An update on OTTO: The sustainable home designs of the future
Through OTTO, founder Maged Guerguis is solving key challanges in the construction industry like unpredictability, supply-chain gaps, costs changes, and schedule delays.
About one year ago, we featured Maged Guerguis in Teknovation. At the time, he was a University of Tennessee, Knoxville, architecture professor with an idea for a business.
Today, he is the full-fledged founder of OTTO, which is a prefabrication materials and manufacturing company.
“We started OTTO to improve the construction process. Traditional home building can be slow, full of overruns and delays, and creates a huge amount of waste,” Guerguis explained.
Guerguis said there’s a more efficient and sustainable way to do this. He’s spent the past two years developing it.
His once-theoretical, now-proven research at UTK revealed a process through which material could be uniquely designed for high-stress areas in a structure. Guerguis said this design is based on “biomimetic principles found in nature,” which maximize structural performance, minimize weight, and drastically reduce waste.
“We’ve created something called the U-Panel,” he said. “Instead of building walls from scratch and leaving them out in the rain and mud, we build them in a factory setting, with insulation, and built-in spaces for wiring and plumbing. But it all comes in one piece.”

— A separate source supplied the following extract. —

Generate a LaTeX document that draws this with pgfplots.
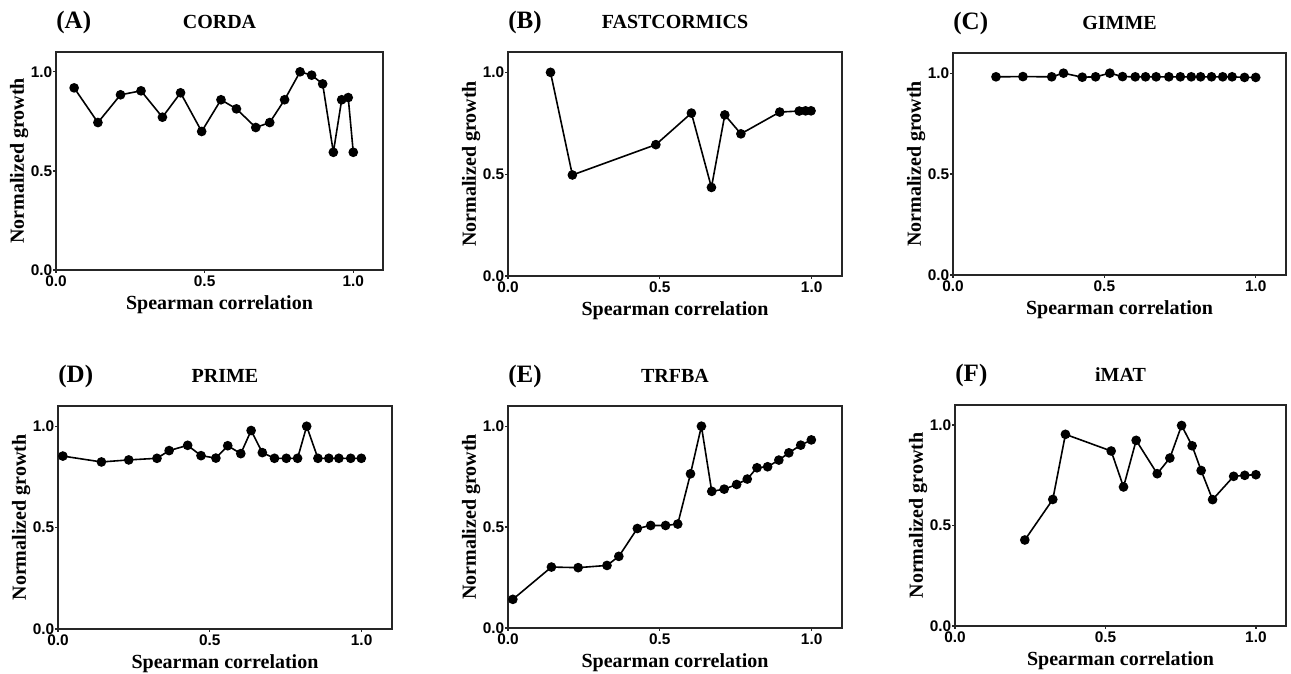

Learn more about the U-Panel here.
Using digital design and modern fabrication methods, Guerguis believes they can help homes and buildings go up faster, cheaper, and ready for inspections from day one.
As of right now, OTTO is 3D printing prototypes with the hope of having a working demo by the end of 2027.
OTTO Smart Homes
Guerguis said the U-Panel is not the only smart functionality he has innovated with OTTO. He is also focused on helping future U-Panel homes embed smart systems.
“All OTTO products, especially the final homes, will include a smart system that controls different sensors like tracking water usage, power usage, potential leaks, gases, and smoke detectors,” Guerguis explained.

An example scenario of how this could be useful is when a homeowner goes on vacation. What if a leak started? It could destroy valuable property and damage the home. Instead of finding out when you return from vacation, a homeowner with a smart OTTO system could be notified of the leak and turn off the main valve on their phone within minutes.
Guerguis said the smart system can also suggest to homeowners the optimal time to run their electronics to reduce energy consumption and avoid peak usage hours.
Beautiful design, accessible to all
“I dream that everyone should have access to good design,” Guerguis said. “We want to make smart homes available in the marketplace.”
Guerguis aims to have OTTO’s sustainable smart homes focus on the methods of construction, speed, and the predictability of cost.

“Going through the Spark Cleantech Accelerator helped me tremendously, because they kept asking, ‘What’s the problem I’m solving?’ And I realized that the big challenge in construction is unpredictability, change in costs, and delayed schedules. So, solving for that is our focus,” he said.
But, as an architectural designer at heart, Guerguis said “beautiful design” isn’t taking a backseat.